行政(国、都道府県、市区町村)は、さまざまな助成制度を実施していますが、新しくできた制度や期間限定のものなどあまり浸透していないものもあります。今回は、有名でないものや出産・育児以外の行政からの助成制度についてお伝えします。
高額な費用が掛かるものは助成制度があるかを確認
すべての分野で助成があるわけではありませんが、行政が助成を出す基本的な考えとして、住民の役に立つモノやサービスに対して、高額なものであったり、普及をさせたいものであったりする場合に助成制度を実施します。

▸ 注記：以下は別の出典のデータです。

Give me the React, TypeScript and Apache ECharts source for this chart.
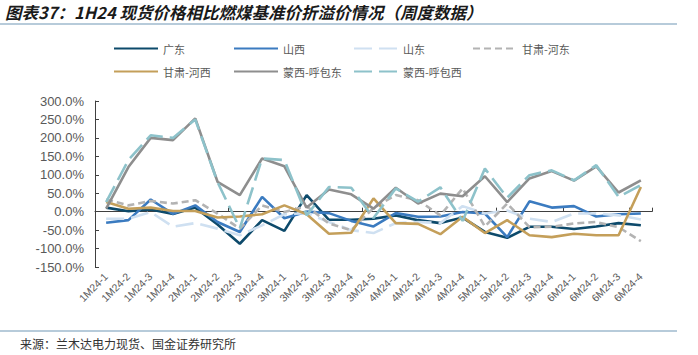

例えば、健康保険が適用されない分娩費用に出産育児一時金、環境に配慮したエコカーを普及させるためのエコカー減税などはその最たる例です。また、自治体(都道府県・市区町村)独自の制度もありますので、お住まいの自治体やお引越しを検討している場合には、「自治体名」と「助成」(例:〇〇市 助成)で検索してみるといいでしょう。
住居に関する主な助成制度
住宅ローン残高の1%を減税する住宅ローン減税(住宅借入金等特別控除)は利用している人も多いと思いますが、その他にも住居に関わる助成制度があります。すべての方に適用されるものではありませんが、2つほど住居に関する助成制度をお伝えします。
すまい給付金
消費税増税に伴う住宅購入費用の負担を抑えるためにできた制度です。2021年12月までの実施予定で、住宅を購入した方に最大50万円の給付金が支給されます。主な要件としては、以下の5点です。
【1】購入者が住む家であること
【2】住宅ローンを利用すること(50歳以上かつ年収650万円以下であればローン未利用も可能です)
【3】年収775万円以下(配偶者が無収入、中学生以下の子ども2人の場合。年収基準は家族構成によって異なります)
【4】床面積が50m2以上であること
【5】品質が担保された住宅であること
ファミリー世帯向け家賃助成
一部の自治体で行っている制度で、自治体によっても名称が異なります。また、特優賃(特定優良賃貸制度)に力を入れている自治体もあります。豊島区の子育てファミリー世帯家賃助成制度を例に挙げますと、一定の要件を満たす子育てファミリー世帯に対し、転居・転入後の家賃と基準家賃との差額の一部を一定期間助成する制度です。家賃や所得、扶養人数にもよりますが、最大月額25,000円の助成が受けられます。
その他の助成制度
助成制度は住宅購入・賃貸以外にもいくつもありますが、こちらでは生活に関する助成を3つほどお伝えします。
生ごみ処理機等の購入助成
自治体ごとに対象となる器材や助成額が異なりますが、購入費用の2分の1~4分の3、上限額が2~5万円であることが多いです。また、2020年度は新型コロナウイルスの影響で在宅の機会も多いことから、利用者が多く、予算上限に達して受付が終了している自治体もあります。すでに受付が終了している自治体は4月から再開するケースもありますので、気になる方は、4月以降にホームページや広報紙等を確認しましょう。
住宅用太陽光発電設置の助成
国からの補助は2021年1月時点ではありませんが、自治体独自に太陽光発電の助成を行っているところがあります。場合によっては、都道府県と市区町村の両方から助成を受け取ることができるところもあります。一例を挙げますと、東京都の「東京ゼロエミ住宅導入促進事業」では、要件を満たした太陽光発電システムを設置した場合、一戸建ての場合最大70万円の助成金が受けられます。こちらも予算上限で受付が終了する場合もありますので、利用を検討する場合は、利用状況を確認しましょう。
緑化・生垣設置の助成
屋上や壁面を緑化したり、生垣を設置したりする場合、自治体から助成が受けることができる場合があります。名古屋市を例にしますと、すでに2020年度の受付は終了していますが、屋上緑化や壁面緑化の場合は、1㎡あたり7500円を上限(工事費の2分の1)の助成が受けられます。以前から緑化・生垣の助成制度はありますので、こちらも検討される方は、工事前に制度の内容を確認するといいでしょう。
上記でお伝えした助成制度はいろいろある助成制度の一部です。また、実施している自治体もあれば、実施していない自治体もあります。何でもかんでも助成があるわけではありませんが、高額な費用が掛かるものは、まず助成制度があるか確認してみましょう。